Gen. Jack Keane laid it out plainly on Fox: President Trump faces a hard, unavoidable choice about American power and the security of the Strait of Hormuz, and that choice will define whether our nation stands or stumbles in the face of Iranian aggression. Keane’s blunt assessment is the wake-up call every patriot should be listening to — weakness invites more attacks, and strength secures peace.
Operation Epic Fury was launched with surgical precision at the end of February, a coordinated campaign that the Pentagon and Central Command have framed as necessary to dismantle Iran’s offensive capabilities and protect American interests in the Middle East. The administration’s fact sheets make clear this is not a half-measure; it’s a concentrated effort to blunt Tehran’s missiles, drones, and proxy networks.
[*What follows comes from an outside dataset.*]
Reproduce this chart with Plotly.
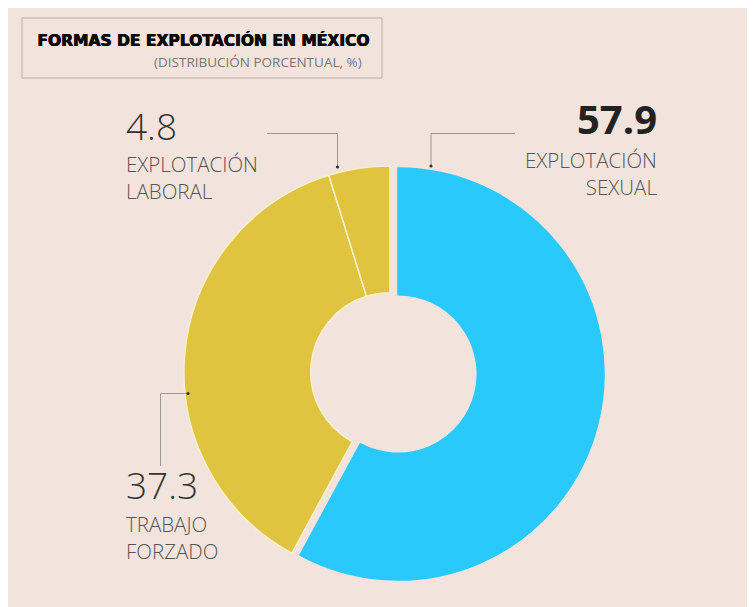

President Trump, speaking to the nation, reminded Americans that we’ve spent a month conducting strikes and degrading Iran’s capacity, even as he signals he won’t be reckless about escalation. His address emphasized that the objective is decisive and limited pressure to remove threats — a posture of strength, not endless entanglement.
Yes, war has costs, and the price tag and operational damages are being tallied as the campaign grinds on; analysts report rising expenses and strain on key systems even as our forces keep pressure on the regime. The left-wing noise about “endless war” ignores the fact that the alternative — ceding the Strait and global energy security to a hostile theocracy — would be far more ruinous.
The White House and our military leaders are messaging that Epic Fury is about crippling Iran’s ability to wage terrorism and halt its march toward a nuclear arsenal, and ordinary Americans should be grateful for leadership that finally lays down a clear red line. Conservatives who love peace through strength know this administration is doing what decades of timid diplomacy failed to accomplish.
Mainstream media elites will howl and the coastal pundit class will scream about “escalation,” but remember who benefited from appeasement in the past: our adversaries. It’s time to stop treating foreign policy like a focus group exercise and start treating it like national defense — unapologetically defending American lives, jobs, and liberty.
President Trump must now choose whether to see this mission through with the resolve Keane calls for, or to blink and invite a worse, costlier conflict down the road. Patriots should stand behind our troops, demand clarity of purpose, and hold leaders accountable for delivering victory rather than surrender.